I haven't had any experience with any mortgage broker yet, so not sure they work, but from what I have heard, you are right one can almost always get a better rate from a broker.

If the broker gets you a rate from any of the five major banks then i assume it's a better option but if they take you to one of the smaller banks or credit unions who don't have many offices and it will limit your flexibility. I have heard that smaller institutions usually have certain strings attached e.g. No prepayment allowed or other hidden charges.

Having said that...I am actually looking for a mortgage myself and have explored all of the major banks. I still haven't tried any broker because don't know who to go to. The best fixed rate that I have so far (from a major bank) is 3.75 on 6 yr closed.
 
Hi folks, please excuse the gratuitous self-promotion.

I am currently providing my clients the following terms and rates:

5 year w/5% cashback (100% financing) - 5.40%
5 year fixed rate (no cashback) - 3.74%
Variable rates @ Prime.

Most banks offer 100% financing through their "cashback" mortgages. Their rates are typically between 5.50 and 5.80%. IMHO these offers, while much more expensive than a current "best rate" 5 year fixed, will still provide decent value in the long term.
 
Hi folks, please excuse the gratuitous self-promotion.

I am currently providing my clients the following terms and rates:

5 year w/5% cashback (100% financing) - 5.40%
5 year fixed rate (no cashback) - 3.74%
Variable rates @ Prime.

Most banks offer 100% financing through their "cashback" mortgages. Their rates are typically between 5.50 and 5.80%. IMHO these offers, while much more expensive than a current "best rate" 5 year fixed, will still provide decent value in the long term.

If I have 10% downpayment but still like to get 5% cash back. In this case what will my interest be? I was just curious as in this case it will not be 100% financing as you indicated above.
 
Hey Kevin,

The interest rate is the same regardless of downpayment amount, however the insurance premium on the mortgage will decrease to 2.40% (with a 35 year amortization).

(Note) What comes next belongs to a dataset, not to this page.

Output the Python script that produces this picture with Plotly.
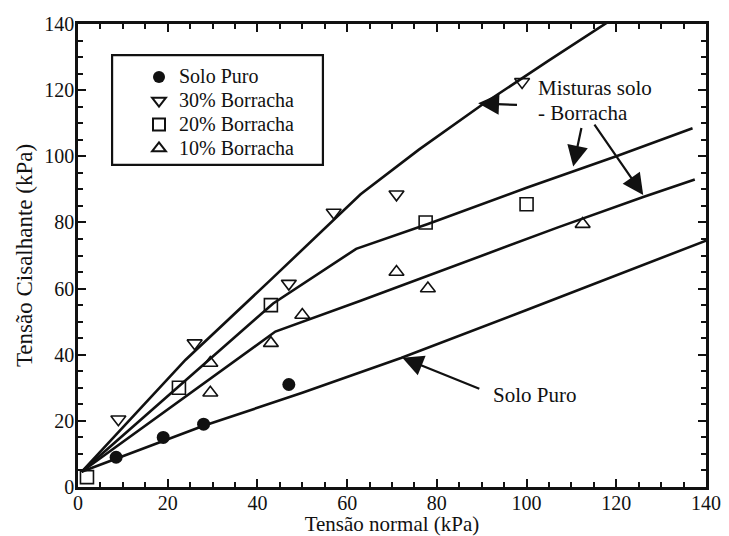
import plotly.graph_objects as go

# ---- data ----
solo_x = [8.5, 19, 28, 47]
solo_y = [9, 15, 19, 31]
b30_x = [9, 26, 47, 57, 71, 99]
b30_y = [20.5, 43.5, 61.5, 83, 88.5, 122.5]
b20_x = [2, 22.5, 43, 77.5, 100]
b20_y = [3, 30, 55, 80, 85.5]
b10_x = [29.5, 29.5, 43, 50, 71, 78, 112.5]
b10_y = [37.5, 28.5, 43.5, 52, 65, 60, 79.5]

# fitted envelope curves (vertices)
fit_solo_x = [0.8, 28, 50, 72, 100, 120, 140]
fit_solo_y = [4.6, 18.5, 28.5, 39, 53.5, 64, 74.5]
fit10_x = [0.8, 44, 63, 107, 126, 137.5]
fit10_y = [4.6, 47, 56.3, 78.5, 87.7, 93]
fit20_x = [0.8, 43.5, 62, 78, 100, 120, 137]
fit20_y = [4.6, 55.5, 72, 79.5, 90.5, 100, 108.5]
fit30_x = [0.8, 24, 43, 63, 76, 90, 105, 119.5]
fit30_y = [4.6, 38.5, 62.7, 88.5, 102, 115.5, 129, 141.8]

tick_vals = [0, 20, 40, 60, 80, 100, 120, 140]
tick_text = ["0", "20", "40", "60", "80", "100", "120", "140"]

names = ["Solo Puro", "30% Borracha", "20% Borracha", "10% Borracha"]

FONT = "Liberation Serif, Times New Roman, serif"
BLACK = "#111111"


def leg(name):
    return '<span style="font-size:20px">' + name + "</span>"


fig = go.Figure()

for fx, fy in [(fit_solo_x, fit_solo_y), (fit10_x, fit10_y), (fit20_x, fit20_y), (fit30_x, fit30_y)]:
    fig.add_trace(go.Scatter(x=fx, y=fy, mode="lines", showlegend=False, hoverinfo="skip",
                             line=dict(color=BLACK, width=2.6)))

fig.add_trace(go.Scatter(x=solo_x, y=solo_y, mode="markers", name=leg(names[0]),
                         marker=dict(symbol="circle", size=13, color=BLACK)))
fig.add_trace(go.Scatter(x=b30_x, y=b30_y, mode="markers", name=leg(names[1]),
                         marker=dict(symbol="triangle-down-open", size=13, color=BLACK,
                                     line=dict(width=1.6, color=BLACK))))
fig.add_trace(go.Scatter(x=b20_x, y=b20_y, mode="markers", name=leg(names[2]),
                         marker=dict(symbol="square-open", size=13, color=BLACK,
                                     line=dict(width=1.6, color=BLACK))))
fig.add_trace(go.Scatter(x=b10_x, y=b10_y, mode="markers", name=leg(names[3]),
                         marker=dict(symbol="triangle-up-open", size=13, color=BLACK,
                                     line=dict(width=1.6, color=BLACK))))

axis_common = dict(
    showline=True, linecolor=BLACK, linewidth=2.5, mirror="allticks",
    ticks="inside", ticklen=8, tickwidth=2, tickcolor=BLACK,
    minor=dict(ticks="inside", ticklen=5, tickwidth=2, dtick=5, tickcolor=BLACK),
    showgrid=False, zeroline=False,
    tickfont=dict(family=FONT, size=20, color=BLACK),
    tickmode="array", tickvals=tick_vals, ticktext=tick_text,
)

fig.update_xaxes(range=[0, 140], ticklabelstandoff=-4,
                 title=dict(text="Tensão normal (kPa)", standoff=4,
                            font=dict(family=FONT, size=21, color=BLACK)), **axis_common)
fig.update_yaxes(range=[0, 140], ticklabelstandoff=-3,
                 title=dict(text="Tensão Cisalhante (kPa)", standoff=6,
                            font=dict(family=FONT, size=23, color=BLACK)), **axis_common)

# legend frame
fig.add_shape(type="rect", xref="x", yref="y", x0=7.6, x1=54.6, y0=97.4, y1=130.6,
              line=dict(color=BLACK, width=2.2), fillcolor="white", layer="below")

# arrows
arrows = [
    (89.2, 116.0, 98.2, 115.5),
    (110.4, 96.9, 112.3, 109.0),
    (126.0, 88.3, 114.9, 110.0),
    (72.3, 39.1, 89.8, 29.5),
]
for hx, hy, tx, ty in arrows:
    fig.add_annotation(x=hx, y=hy, ax=tx, ay=ty, xref="x", yref="y", axref="x", ayref="y",
                       text="", showarrow=True, arrowhead=2, arrowsize=1.9, arrowwidth=2.2,
                       arrowcolor=BLACK, standoff=0, startstandoff=0)

labels = [
    ("Misturas solo", 102.1, 120.7),
    ("- Borracha", 102.1, 113.1),
    ("Solo Puro", 92.1, 27.9),
]
for t, lx, ly in labels:
    fig.add_annotation(x=lx, y=ly, xref="x", yref="y", text=t, showarrow=False,
                       xanchor="left", yanchor="middle",
                       font=dict(family=FONT, size=21, color=BLACK))

fig.update_layout(
    width=729, height=536,
    margin=dict(l=78, r=23, t=24, b=49, autoexpand=False),
    paper_bgcolor="white", plot_bgcolor="white",
    showlegend=True,
    legend=dict(x=(139 - 78) / 628, y=(487 - 60) / 463, xanchor="left", yanchor="top",
                bgcolor="rgba(0,0,0,0)", borderwidth=0,
                font=dict(family=FONT, size=16, color=BLACK),
                itemsizing="constant", tracegroupgap=0),
    font=dict(family=FONT, color=BLACK),
)

fig.write_html("out.html")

Further, if you purchase a home that qualifies under CMHC's Green Home Program you automatically receive a further reduction of 0.40% on the insurance premium and an additional 10% discount on the premium amount.
 
What is this insurance premium? All I pay is the variable mortgage ... with a portion paying the 1.35% interest (prime minus 0.9%) and the rest paying prinicipal.
 
What is this insurance premium? All I pay is the variable mortgage ... with a portion paying the 1.35% interest (prime minus 0.9%) and the rest paying prinicipal.


Nfitz, all mortgages which are greater than 80% of the purchase price or appraised value of a property, are required by law to be insured through a mortgage default insurer, like CMHC, GENWORTH, and AIG or a lender must self insure against default. This insurance premium is usually capitalized into the mortgage principal. These mortgages are typicaly referred to as "High ratio" . There should never be a difference in interest rate solely based on the amount of downpayment a borrower is putting into a purchase. BTW you have a very good rate on your variable.
 
Nfitz, all mortgages which are greater than 80% of the purchase price or appraised value of a property, are required by law to be insured through a mortgage default insurer, like CMHC, GENWORTH, and AIG or a lender must self insure against default.
Ahh! This is for mortgages where one doesn't put enough down ... you had commented that the rate wasn't connected to the size of the down payment ... and I guess you mean that if you have triggered the need for insurance, then it isn't connected.

Yes, great rate! But pretty prime minus 0.9 common if you got a variable mortgate before mid-2007 or so ... banks were advertising as low as prime minus 0.8 to anyone who walked off the street, and I think a few may have had as low as prime minus 1.0, though pehaps not in 2006 or 2007.